Do you know the saying there is more than one way to skin a cat? When it comes to framing paper art there is more than one way, in fact there are seven, and a many more variations especially with mounts within those main ways.
Which you choose may depend on your budget, the value of item being framed, size constraints, your favoured design option and perhaps the knowledge of your framer.
Here is a quick run through of the main seven:
There is no border to the artwork and the glazing touches the art. Whilst this is not ideal it’s not always possible to get an airspace between the artwork and glass, e.g., with jigsaws that are not on adhesive boards and will fall apart otherwise.

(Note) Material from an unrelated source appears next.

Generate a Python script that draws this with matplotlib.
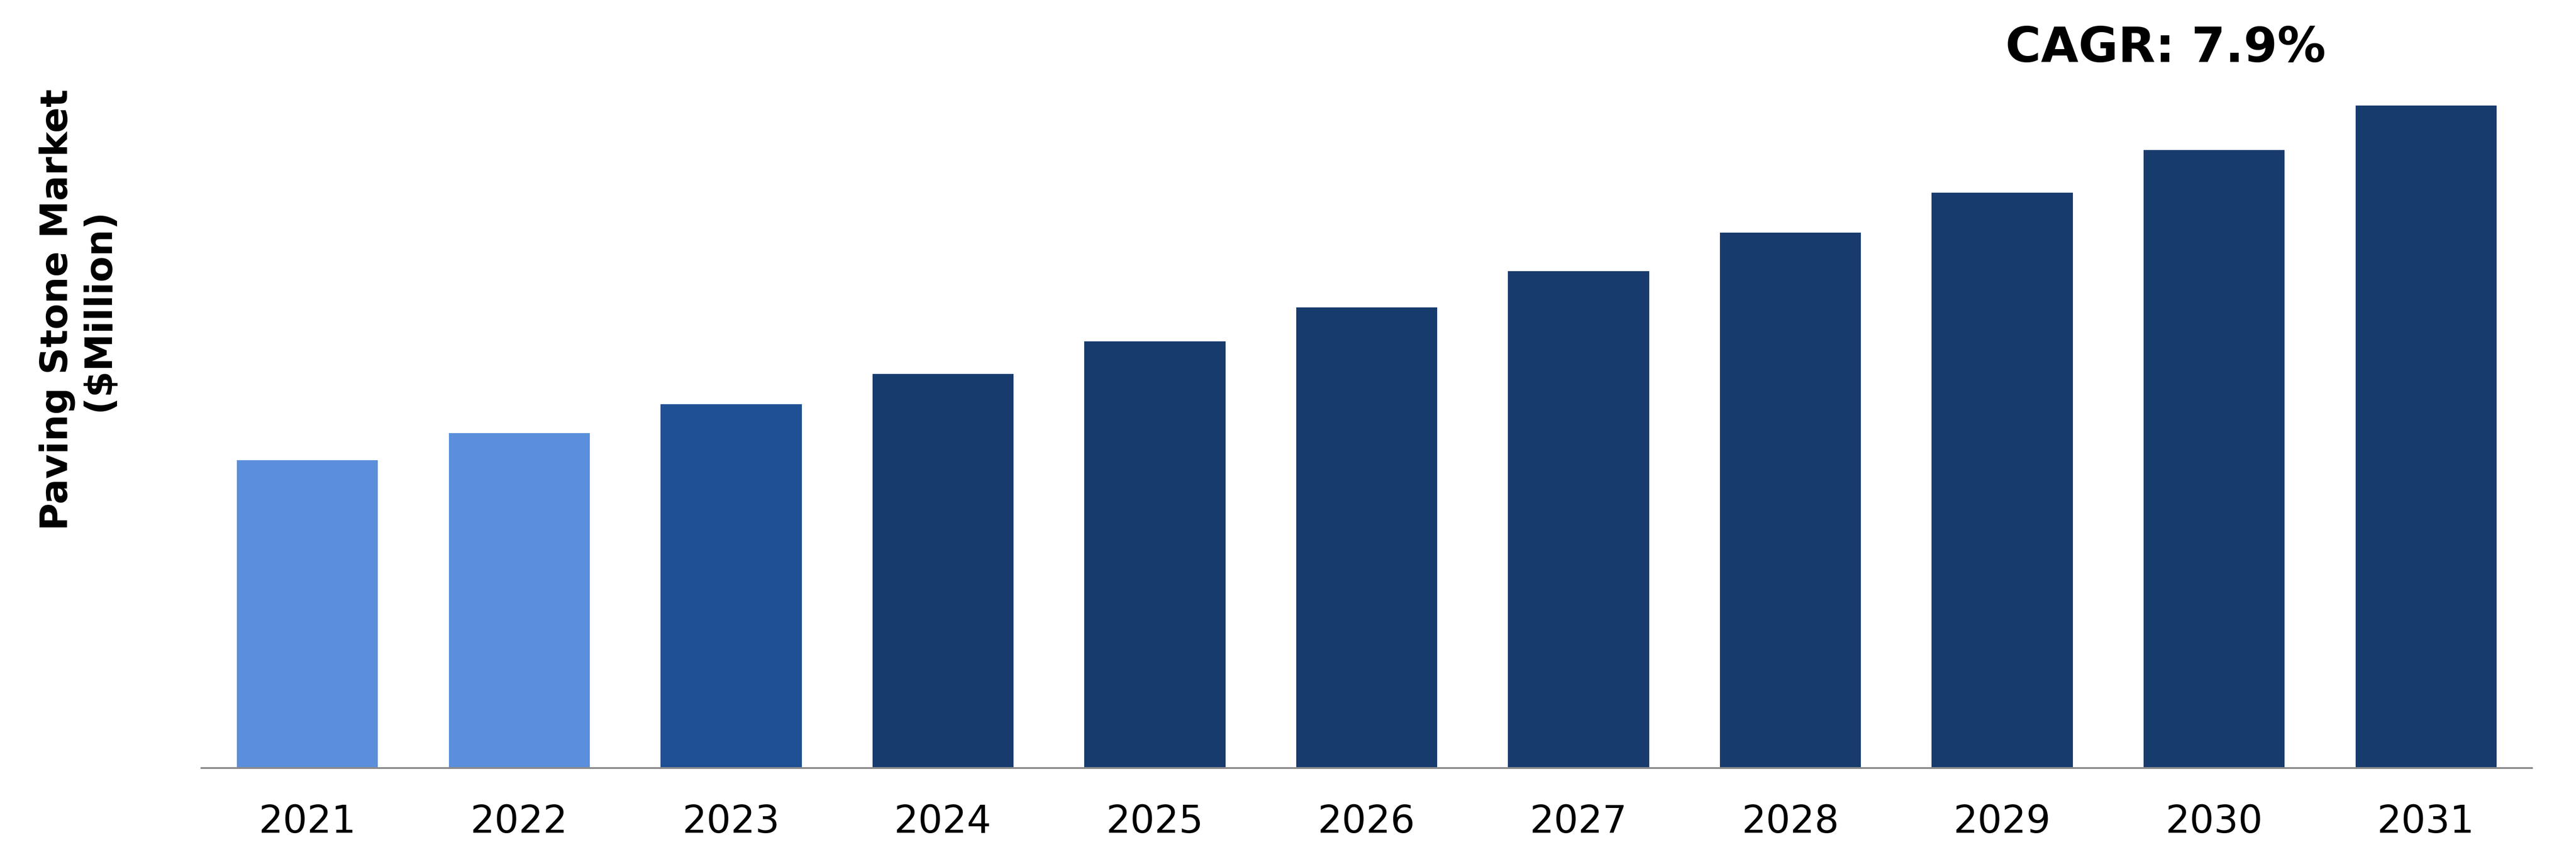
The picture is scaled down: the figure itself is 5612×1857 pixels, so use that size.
import matplotlib
matplotlib.use("Agg")
import matplotlib.pyplot as plt

# values (no y scale shown, relative units)
years = ["2021", "2022", "2023", "2024", "2025", "2026",
         "2027", "2028", "2029", "2030", "2031"]
market = [671, 730, 793, 859, 930, 1004, 1083, 1167, 1254, 1347, 1444]
bar_colors = ["#5B8FDB", "#5B8FDB", "#1F5094"] + ["#183B6E"] * 8
cagr_label = "CAGR: 7.9%"
y_label = "Paving Stone Market\n($Million)"

plt.rcParams["font.family"] = ["DejaVu Sans"]

fig = plt.figure(figsize=(56.12, 18.58), dpi=100)
ax = fig.add_axes([0.07823, 0.09849, 0.90466, 0.84769])

x = list(range(len(years)))
ax.bar(x, market, width=0.666, color=bar_colors, zorder=2)

ax.set_xlim(-0.5, len(years) - 0.5)
ax.set_ylim(0, 1575)
ax.set_xticks(x)
ax.set_xticklabels(years, fontsize=60)
ax.set_yticks([])
ax.tick_params(axis="x", length=0, pad=55)

for side in ["top", "right", "left"]:
    ax.spines[side].set_visible(False)
ax.spines["bottom"].set_color("#8C8C8C")
ax.spines["bottom"].set_linewidth(2.9)
ax.spines["bottom"].set_zorder(3)

fig.text(0.0303, 0.6367, y_label, rotation=90, ha="center", va="center",
         multialignment="center", fontsize=59, fontweight="bold")
fig.text(0.8407, 0.9273, cagr_label, ha="center", va="baseline",
         fontsize=76, fontweight="bold")

fig.savefig("out.png", dpi=100, facecolor="white")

Close Framed with glass spacers
There is no border to the artwork and the glazing is kept from touching the art with spacers that fit along the rebate (inside edge) of the frame.
Single Mount Framed
A mount board with an aperture is cut to size so it overlaps the edges of the art a few mms. This along with hinges at the top of the art keeps it in position and creates an airspace.
Double Mount Framed
As with the single mount with the addition of another mount cut with a larger aperture which sits on top of the first mount.
V groove in Mount Framed
A small V shaped line is cut out of a single mount so the white core is on display. It can create an illusion of double mounts without adding to the thickness of the work.
Float Mounted Framed
The artwork is placed directly onto cut to size mountboard and held in place with hinges that come through the back of the mountboard. Ideal for work that has non square edges or interesting deckled effects. Glass spacers keep the glass away from the art.
Shadow Float Mounted Framed
This is the same as float mounting with the addition of foam board, cut a slightly smaller size than the art, behind the artwork, lifting it up and creating interesting shadows.